No quedan dudas de que la anciana se halla confundida (y no confusa, como se dice en alguna secuencia). Se la ve perpleja y abunda en contradicciones, pero éstas no son aprovechadas por el autor (al menos en esta puesta de Santiago Doria) para instalar discusión alguna. Lo conflictivo, cuando asoma, es relegado a un segundo plano. Lo que prevalece es el retrato de un desamparo. De ahí quizá la identificación de una parte del público (el que asistió a la función de estreno) con el personaje de la dama a la que el pastor del pueblo pretende internar en un geriátrico, supuestamente para que la casa pase a manos de la comunidad religiosa (“¡Qué sinvergüenza!”, se dijo, entre otras cosas, en la platea). Escena que, por otra parte, le pone color doméstico al mensaje, que es, en definitiva, la defensa del libre albedrío.
La mujer no quiere abandonar lo que es suyo, pero no sabe cómo resistir: cree estar quedándose ciega y toma conciencia de que sus manos sufren ya el estrago de una artritis. Claro que ahí está Elsie, la amiga de esa escultora que le pone luz a sus figuras mezclando cemento con vidrio molido. Pero la fantasía es fugitiva, y Helen teme perderla para siempre. Las figuras que habitan su jardín, sean búhos o reyes magos, son su compromiso con la vida. A la maestra se la ve también desorientada, a pesar de sus proclamas de corte libertario. Ella es quien asumirá su derrota tras el relato de un encuentro casual con una mujer negra y supequeño hijo en el desértico camino que debió transitar hasta llegar a la casa. No sabe bien por qué la dejó en un desvío, abandonada a su suerte. Por otro lado, dice aborrecer a los afrikaners (designación que se aplicó en el Africa austral a los nacidos de padres holandeses, y de modo general a todos los blancos allí instalados).
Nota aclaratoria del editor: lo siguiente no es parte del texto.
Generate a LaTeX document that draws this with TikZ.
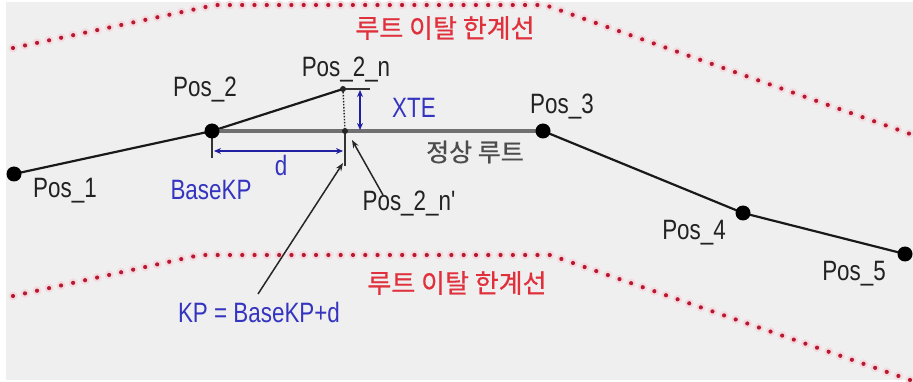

En su composición del personaje de la escultora, China Zorrilla mezcla armónicamente lo cómico con lo ingenuo. Su Helen posee una inocencia traviesa: ha logrado, acaso sin tomar real conciencia, eludir los condicionamientos del entorno y conformar su identidad. Dejó de ser la sumisa mujer de un pastor protestante para convertirse en modeladora de sus fantasías. La gracia escénica de Zorrilla salva a esta pieza de la solemnidad que se desprende de algunos párrafos, y no sólo de los pronunciados por Elsie, a los que el autor imprime, se supone que deliberadamente, una combatividad de salón. También en los de la escultora y el pastor Marius aflora esa solemnidad cuando se ponen serios. La obra gira en torno de varios temas, pero sin prestarse al debate. Por el contrario, tiende a contemporizar. Hasta la ambientación colabora: demasiado prolija para el desaliño que se le endilga a la dueña de casa. El encuentro es crucial, pero a prueba de estallidos. De ahí que el esperado contrapunto entre la angustiada Helen y el pastor Marius se convierta por momentos en merodeo doméstico sobre un asunto inmobiliario, y el largo monólogo de la escultora, más que en una defensa, derive en un discurso sobre el encantamiento.